## Working data
________________________________________

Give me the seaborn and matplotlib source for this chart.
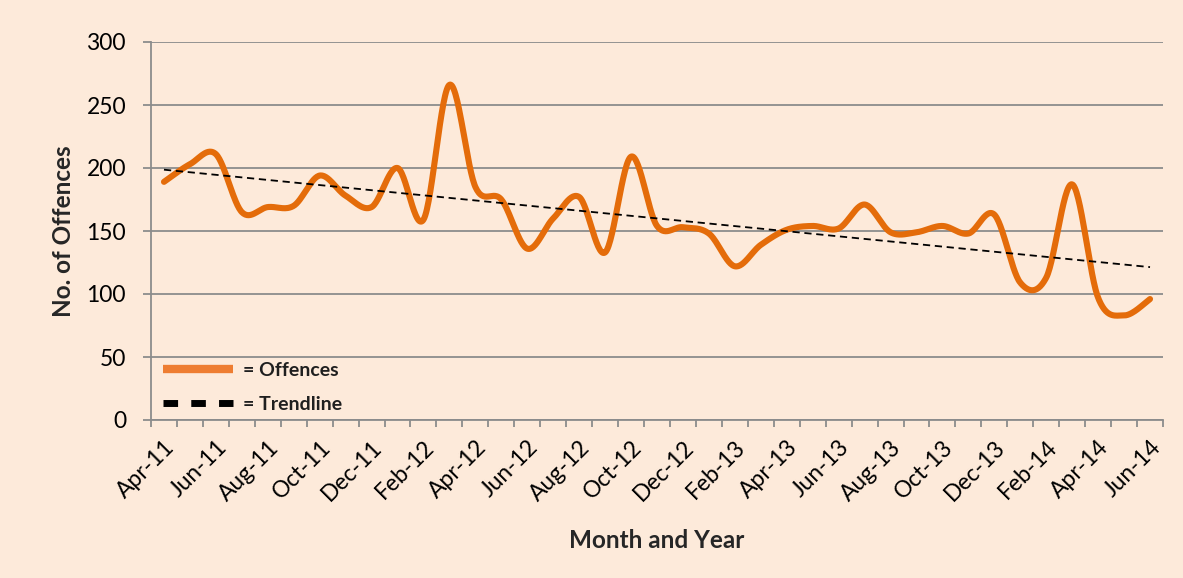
import numpy as np
import pandas as pd
import matplotlib
matplotlib.use("Agg")
import matplotlib.pyplot as plt
import seaborn as sns
from matplotlib.lines import Line2D

# ---- data ----
month_labels = pd.date_range("2011-04-01", "2014-06-01", freq="MS").strftime("%b-%y").tolist()
offences = [189, 203, 211, 165, 169, 170, 194, 178, 169, 200,
            159, 266, 185, 175, 136, 160, 177, 133, 209, 154,
            153, 148, 122, 139, 151, 154, 152, 171, 149, 149,
            154, 148, 163, 109, 113, 187, 97, 83, 96]
y_ticks = [0, 50, 100, 150, 200, 250, 300]

BG = "#FDEADA"
ORANGE = "#E46C0A"
GRID = "#8C8C8C"

sns.set_theme(style="white")
plt.rcParams["font.family"] = ["Lato", "DejaVu Sans"]

idx = np.arange(len(offences), dtype=float)
vals = np.asarray(offences, dtype=float)

# Excel-like smoothed line (Bezier through each data point)
def smooth(x, y, n=30):
    px = np.concatenate([[x[0]], x, [x[-1]]])
    py = np.concatenate([[y[0]], y, [y[-1]]])
    xs, ys = [], []
    t = np.linspace(0, 1, n, endpoint=False)
    for i in range(1, len(px) - 2):
        p0x, p1x, p2x, p3x = px[i - 1], px[i], px[i + 1], px[i + 2]
        p0y, p1y, p2y, p3y = py[i - 1], py[i], py[i + 1], py[i + 2]
        c1x, c1y = p1x + (p2x - p0x) / 6, p1y + (p2y - p0y) / 6
        c2x, c2y = p2x - (p3x - p1x) / 6, p2y - (p3y - p1y) / 6
        b = [(1 - t) ** 3, 3 * (1 - t) ** 2 * t, 3 * (1 - t) * t ** 2, t ** 3]
        xs.append(b[0] * p1x + b[1] * c1x + b[2] * c2x + b[3] * p2x)
        ys.append(b[0] * p1y + b[1] * c1y + b[2] * c2y + b[3] * p2y)
    xs.append([x[-1]]); ys.append([y[-1]])
    return np.concatenate(xs), np.concatenate(ys)

sx, sy = smooth(idx, vals)
curve = pd.DataFrame({"x": sx, "y": sy})

coef = np.polyfit(idx, vals, 1)
trend = pd.DataFrame({"x": idx, "y": np.polyval(coef, idx)})

fig = plt.figure(figsize=(11.83, 5.78), dpi=100, facecolor=BG)
ax = fig.add_axes([151 / 1183, 1 - 420 / 578, (1163 - 151) / 1183, (420 - 42) / 578])
ax.set_facecolor(BG)

sns.lineplot(data=curve, x="x", y="y", ax=ax, color=ORANGE, lw=4.4,
             sort=False, estimator=None, solid_capstyle="round", zorder=3)
sns.lineplot(data=trend, x="x", y="y", ax=ax, color="black", lw=1.3,
             sort=False, estimator=None, zorder=4)
ax.lines[-1].set_dashes((4, 2.6))

ax.set_xlim(-0.5, len(offences) - 0.5)
ax.set_ylim(0, 300)
ax.set_yticks(y_ticks)
ax.set_yticklabels([str(v) for v in y_ticks], fontsize=16.5, color="black")
ax.yaxis.grid(True, color=GRID, lw=1.3)
ax.set_axisbelow(True)
ax.tick_params(axis="y", length=6, width=1.3, color=GRID, pad=12, left=True)

ax.set_xticks(idx[::2])
ax.set_xticklabels(month_labels[::2], rotation=45, ha="right", va="top",
                   rotation_mode="anchor", fontsize=16.5, color="black")
ax.set_xticks(np.arange(len(offences) + 1) - 0.5, minor=True)
ax.tick_params(axis="x", which="major", length=0, pad=12)
ax.tick_params(axis="x", which="minor", length=5, width=1.3, color=GRID, bottom=True)
for lbl in ax.get_xticklabels():
    lbl.set_verticalalignment("top")

for s in ["top", "right"]:
    ax.spines[s].set_visible(False)
for s in ["left", "bottom"]:
    ax.spines[s].set_color(GRID)
    ax.spines[s].set_linewidth(1.3)

ax.set_xlabel("Month and Year", fontsize=17.5, fontweight="bold")
ax.set_ylabel("No. of Offences", fontsize=17.5, fontweight="bold")
ax.xaxis.set_label_coords(0.5, -0.288)
ax.yaxis.set_label_coords(-0.075, 0.5)

h1 = Line2D([], [], color="#EE7D31", lw=6, solid_capstyle="butt")
h2 = Line2D([], [], color="black", lw=5, dashes=(2.1, 1.9), dash_capstyle="butt")
leg = ax.legend([h1, h2], ["= Offences", "= Trendline"], loc="upper left",
                bbox_to_anchor=(0.012, 0.153), frameon=False, borderpad=0,
                borderaxespad=0, handlelength=3.6, handletextpad=0.5,
                labelspacing=0.85, prop={"size": 14, "weight": "bold"})
for t in leg.get_texts():
    t.set_color("#1F1F1F")

fig.savefig("out.png", dpi=100, facecolor=BG)
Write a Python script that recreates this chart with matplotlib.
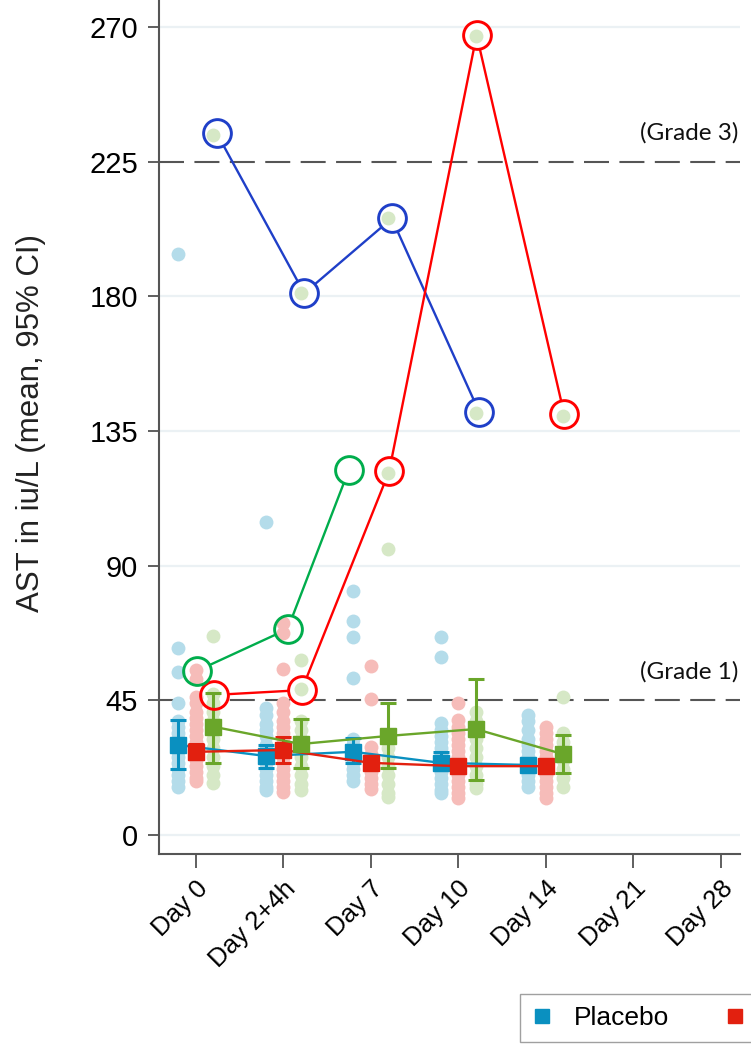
import matplotlib
matplotlib.use('Agg')
import matplotlib.pyplot as plt
from matplotlib.lines import Line2D
import numpy as np

# visits on the x axis
visits = ['Day 0', 'Day 2+4h', 'Day 7', 'Day 10', 'Day 14', 'Day 21', 'Day 28']

# individual AST values per visit (only the first 5 visits have data)
placebo_pts = [
    [194, 62.5, 54.5, 44, 38, 36, 34, 32, 30, 28, 26, 24, 22, 20, 18, 16],
    [104.5, 42.5, 40, 37, 35, 33, 30, 28, 26, 24, 22, 20, 18, 16, 15],
    [81.5, 71.5, 66, 52.5, 32, 30, 28, 26, 24, 22, 20, 18],
    [66, 59.5, 37.5, 35, 33, 31, 29, 27, 25, 23, 21, 19, 17, 15, 14],
    [40, 38, 35, 32, 30, 28, 26, 24, 22, 20, 18, 16],
]
red_pts = [
    [55, 52, 46, 44, 41, 39, 37, 35, 33, 31, 29, 27, 25, 23, 21, 19, 18],
    [71, 67.5, 55.5, 44, 41, 38, 36, 34, 32, 30, 28, 26, 24, 22, 20, 18, 16, 14.5],
    [56.5, 45.5, 29.5, 27, 25, 23, 21, 19, 17, 15.5],
    [44, 38.5, 36, 34, 32, 30, 28, 26, 24, 22, 20, 18, 16, 14, 12.5],
    [36, 34, 32, 30, 28, 26, 24, 22, 20, 18, 16, 14, 12.5],
]
green_pts = [
    [234, 66.5, 47, 44, 41, 38, 35, 32, 29, 26, 23, 20, 17.5],
    [181, 58.5, 48.8, 38, 35, 32, 29, 26, 23, 20, 17, 15],
    [206, 121, 95.5, 31.5, 29, 26, 23, 20, 17, 14, 12.7],
    [267, 141, 41, 38, 35, 32, 29, 26, 23, 20, 17, 15.7],
    [140, 46, 34, 31, 28, 25, 22, 19, 16],
]

# group means and 95% CI
placebo_mean = [30.1, 26.4, 27.8, 24.1, 23.4]
placebo_lo = [22.0, 22.4, 24.0, 21.7, 21.5]
placebo_hi = [38.4, 30.0, 32.4, 27.8, 25.2]
red_mean = [27.8, 28.4, 24.1, 23.0, 23.0]
red_lo = [25.5, 24.0, 22.0, 21.0, 21.0]
red_hi = [30.5, 32.7, 26.5, 25.0, 25.0]
green_mean = [36.2, 30.4, 33.1, 35.4, 27.0]
green_lo = [24.0, 22.3, 22.4, 18.4, 20.7]
green_hi = [47.5, 38.7, 44.0, 52.1, 33.4]

# highlighted individual subjects
subj_blue_visit = [0, 1, 2, 3]
subj_blue_val = [234.5, 181, 206, 141.3]
subj_red_visit = [0, 1, 2, 3, 4]
subj_red_val = [46.8, 48.4, 121.5, 267.3, 140.7]
subj_green_visit = [0, 1, 2]
subj_green_val = [54.8, 68.8, 122]

yticks = [0, 45, 90, 135, 180, 225, 270]
grade_lines = [45, 225]
grade_labels = ['(Grade 1)', '(Grade 3)']

# ---- layout / style ----
off = {'placebo': -0.2, 'red': 0.0, 'green': 0.2}
subj_off_blue = 0.24
subj_off_red = 0.21
subj_off_green = [0.01, 0.05, -0.25]

c_blue, c_red, c_green = '#0a90c0', '#e2200f', '#6aa62a'
l_blue, l_red, l_green = '#b4dcea', '#f6bcb9', '#d6e8c6'
s_blue, s_red, s_green = '#1f3fc8', '#ff0000', '#00ad4c'

fig = plt.figure(figsize=(7.51, 10.45), dpi=100)
ax = fig.add_axes([159 / 751, 1 - 854 / 1045, (740 - 159) / 751, 854 / 1045])

# light grid
for y in [0, 90, 135, 180, 270]:
    ax.axhline(y, color='#ebf1f4', lw=1.6, zorder=0)
for y in grade_lines:
    ax.axhline(y, color='#555555', lw=1.5, dashes=(12, 5), zorder=0.5)

# subject lines, with white disks to hide line inside circles
def subject(vis, vals, offs, col):
    xs = np.array(vis) + np.array(offs)
    ax.plot(xs, vals, color=col, lw=1.7, zorder=1)
    ax.plot(xs, vals, 'o', ms=20, mfc='white', mec='none', zorder=1.5)
    ax.plot(xs, vals, 'o', ms=20, mfc='none', mec=col, mew=2.1, zorder=6)

subject(subj_blue_visit, subj_blue_val, [subj_off_blue] * 4, s_blue)
subject(subj_red_visit, subj_red_val, [subj_off_red] * 5, s_red)
subject(subj_green_visit, subj_green_val, subj_off_green, s_green)

# individual points
for pts, key, col in [(placebo_pts, 'placebo', l_blue), (red_pts, 'red', l_red),
                      (green_pts, 'green', l_green)]:
    for i, vals in enumerate(pts):
        ax.plot([i + off[key]] * len(vals), vals, 'o', ms=10, color=col,
                mec='none', zorder=2)

# means with CI
for m, lo, hi, key, col in [(placebo_mean, placebo_lo, placebo_hi, 'placebo', c_blue),
                            (red_mean, red_lo, red_hi, 'red', c_red),
                            (green_mean, green_lo, green_hi, 'green', c_green)]:
    xs = np.arange(len(m)) + off[key]
    m = np.array(m)
    err = [m - np.array(lo), np.array(hi) - m]
    ax.errorbar(xs, m, yerr=err, fmt='s-', color=col, ms=12, lw=1.7,
                elinewidth=2.2, capsize=5.5, capthick=2.2, zorder=4)

# grade labels
for y, lab in zip(grade_lines, grade_labels):
    ax.text(0.998, y + 6, lab, transform=ax.get_yaxis_transform(), ha='right',
            va='bottom', fontsize=17.5, family='Lato', color='#111111')

ax.set_xlim(-0.42, 6.22)
ax.set_ylim(-6.35, 279)
ax.set_yticks(yticks)
ax.set_yticklabels([str(v) for v in yticks], fontsize=21, family='Liberation Sans')
ax.set_xticks(range(len(visits)))
ax.set_xticklabels(visits, rotation=45, ha='right', rotation_mode='anchor',
                   fontsize=18.5, family='Liberation Sans')
ax.tick_params(axis='y', length=8, width=1.2, color='#444444', pad=7)
ax.tick_params(axis='x', length=10, width=1.2, color='#444444', pad=6)
for s in ['top', 'right']:
    ax.spines[s].set_visible(False)
for s in ['left', 'bottom']:
    ax.spines[s].set_color('#555555')
    ax.spines[s].set_linewidth(1.5)

fig.text(31 / 751, 1 - 423 / 1045, 'AST in iu/L (mean, 95% CI)', rotation=90,
         ha='center', va='center', fontsize=22.5, family='Liberation Sans',
         color='#222222')

# legend (partly cut by figure edge, as in the original)
handles = [Line2D([], [], marker='s', ls='', color=c_blue, ms=10),
           Line2D([], [], marker='s', ls='', color=c_red, ms=10)]
fig.legend(handles, ['Placebo', ''], loc='upper left',
           bbox_to_anchor=(520 / 751, 1 - 994 / 1045), ncol=2,
           frameon=True, fancybox=False, edgecolor='#888888',
           handlelength=0.8, handletextpad=0.8, columnspacing=2.1,
           borderpad=0.45, borderaxespad=0,
           prop={'family': 'Liberation Sans', 'size': 19})

fig.savefig('out.png', dpi=100)
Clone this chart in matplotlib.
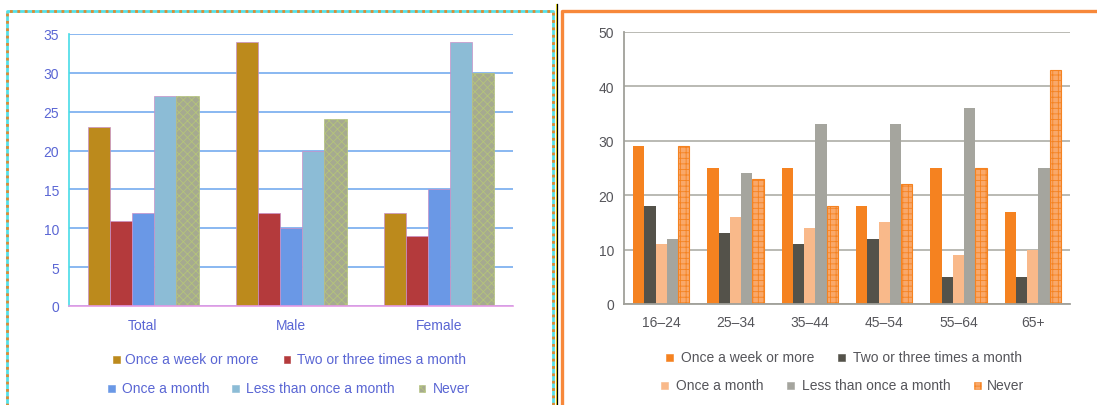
import numpy as np
import matplotlib.pyplot as plt
from matplotlib.patches import Rectangle
from matplotlib.lines import Line2D

plt.rcParams['font.family'] = ['Liberation Sans', 'DejaVu Sans']
plt.rcParams['hatch.linewidth'] = 0.6

# === Data ===
series = ["Once a week or more", "Two or three times a month",
          "Once a month", "Less than once a month", "Never"]

sex_groups = ["Total", "Male", "Female"]
sex_week = [23, 34, 12]
sex_two_three = [11, 12, 9]
sex_month = [12, 10, 15]
sex_less = [27, 20, 34]
sex_never = [27, 24, 30]

age_groups = ["16–24", "25–34", "35–44", "45–54", "55–64", "65+"]
age_week = [29, 25, 25, 18, 25, 17]
age_two_three = [18, 13, 11, 12, 5, 5]
age_month = [11, 16, 14, 15, 9, 10]
age_less = [12, 24, 33, 33, 36, 25]
age_never = [29, 23, 18, 22, 25, 43]

W, H = 1097, 406


def fx(x):
    return x / W


def fy(y):
    return 1 - y / H


fig = plt.figure(figsize=(W / 100, H / 100), dpi=100)

# === Left panel (by sex) ===
left_colors = ['#bc8a1c', '#b43a3c', '#6a98e6', '#8cbcd6', '#a6aa90']
left_text = '#5a66d4'
never_hatch_left = '#b4c47a'
ax1 = fig.add_axes([fx(69), fy(307), fx(513) - fx(69), fy(35) - fy(307)])
x1 = np.arange(len(sex_groups))
bw1 = 0.15
left_vals = [sex_week, sex_two_three, sex_month, sex_less, sex_never]
for i, vals in enumerate(left_vals):
    kw = dict(color=left_colors[i], edgecolor='#c890c8', linewidth=0.5)
    if i == 4:
        kw.update(hatch='xxxx', edgecolor=never_hatch_left)
    ax1.bar(x1 + (i - 2) * bw1, vals, bw1, **kw)
ax1.set_xlim(-0.5, 2.5)
ax1.set_ylim(0, 35)
ax1.set_yticks(range(0, 36, 5))
ax1.yaxis.grid(True, color='#6aa4ee', linewidth=1.1)
ax1.set_axisbelow(True)
ax1.set_xticks(x1)
ax1.set_xticklabels(sex_groups)
ax1.tick_params(axis='both', length=0, labelsize=10, colors=left_text)
ax1.tick_params(axis='y', pad=7)
ax1.tick_params(axis='x', pad=9)
for s in ['top', 'right']:
    ax1.spines[s].set_visible(False)
ax1.spines['left'].set_color('#48dce8')
ax1.spines['left'].set_linewidth(1.2)
ax1.spines['bottom'].set_color('#e49ae4')
ax1.spines['bottom'].set_linewidth(1.2)

# === Right panel (by age) ===
right_colors = ['#f58220', '#54524a', '#f9b98a', '#a5a59e', '#f9a86a']
right_text = '#55555a'
ax2 = fig.add_axes([fx(624), fy(305), fx(1070) - fx(624), fy(33) - fy(305)])
x2 = np.arange(len(age_groups))
bw2 = 0.152
right_vals = [age_week, age_two_three, age_month, age_less, age_never]
for i, vals in enumerate(right_vals):
    if i == 4:
        ax2.bar(x2 + (i - 2) * bw2, vals, bw2, color=right_colors[i],
                edgecolor='#f58220', linewidth=0.8, hatch='+++')
    else:
        ax2.bar(x2 + (i - 2) * bw2, vals, bw2, color=right_colors[i], linewidth=0)
ax2.set_xlim(-0.5, 5.5)
ax2.set_ylim(0, 50)
ax2.set_yticks(range(0, 51, 10))
ax2.yaxis.grid(True, color='#b4b4ae', linewidth=1.3)
ax2.set_axisbelow(True)
ax2.set_xticks(x2)
ax2.set_xticklabels(age_groups)
ax2.tick_params(axis='both', length=0, labelsize=10, colors=right_text)
ax2.tick_params(axis='y', pad=7)
ax2.tick_params(axis='x', pad=8)
for s in ['top', 'right']:
    ax2.spines[s].set_visible(False)
ax2.spines['left'].set_color('#a0a09a')
ax2.spines['bottom'].set_color('#a0a09a')
ax2.spines['left'].set_linewidth(1.3)
ax2.spines['bottom'].set_linewidth(1.3)

# === Manual legends ===
def legend_item(mx, my, text_x, label, color, tcolor, hatch=None, ec=None):
    s = 7
    r = Rectangle((fx(mx - s / 2), fy(my + s / 2)), s / W, s / H,
                  transform=fig.transFigure, facecolor=color,
                  edgecolor=ec if ec else color, linewidth=0.4, hatch=hatch)
    fig.add_artist(r)
    fig.text(fx(text_x), fy(my), label, fontsize=10, color=tcolor,
             ha='left', va='center')


left_pos = [(116, 360, 125), (287, 360, 297), (111, 389, 122),
            (235, 389, 246), (422, 389, 433)]
for i, (mx, my, tx) in enumerate(left_pos):
    legend_item(mx, my, tx, series[i], left_colors[i], left_text,
                hatch='xxxx' if i == 4 else None,
                ec=never_hatch_left if i == 4 else None)

right_pos = [(669, 358, 681), (841, 358, 853), (664, 386, 676),
             (790, 386, 802), (977, 386, 987)]
for i, (mx, my, tx) in enumerate(right_pos):
    legend_item(mx, my, tx, series[i], right_colors[i], right_text,
                hatch='+++' if i == 4 else None,
                ec='#f58220' if i == 4 else None)

# === Panel frames ===
for col, ls, lw in [('#54e0e8', '-', 2.0), ('#e08a30', ':', 2.0)]:
    fig.add_artist(Line2D([fx(7), fx(7), fx(553), fx(553)],
                          [fy(420), fy(12), fy(12), fy(420)],
                          transform=fig.transFigure, color=col,
                          linestyle=ls, linewidth=lw))
fig.add_artist(Line2D([fx(555.8), fx(555.8)], [fy(5), fy(410)],
                      transform=fig.transFigure, color='#f2e020', linewidth=0.8))
fig.add_artist(Line2D([fx(557), fx(557)], [fy(5), fy(410)],
                      transform=fig.transFigure, color='black', linewidth=0.9))
fig.add_artist(Line2D([fx(562), fx(562), fx(1100)],
                      [fy(420), fy(12), fy(12)],
                      transform=fig.transFigure, color='#f7883a', linewidth=2.4))

fig.savefig("out.png", dpi=100)
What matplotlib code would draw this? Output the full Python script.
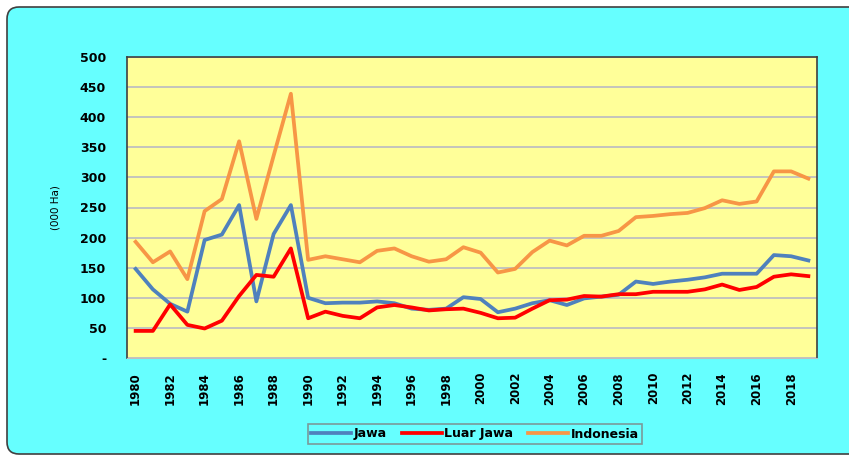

________________________________________

## Exercise description
Up in the listing, locate the line with "Clone this chart in matplotlib."; print it and every line after it down to the line with "than once a", which is included too. Skip the pictures.

## Solution to this exercise
Clone this chart in matplotlib.
import numpy as np
import matplotlib.pyplot as plt
from matplotlib.patches import Rectangle
from matplotlib.lines import Line2D

plt.rcParams['font.family'] = ['Liberation Sans', 'DejaVu Sans']
plt.rcParams['hatch.linewidth'] = 0.6

# === Data ===
series = ["Once a week or more", "Two or three times a month",
          "Once a month", "Less than once a month", "Never"]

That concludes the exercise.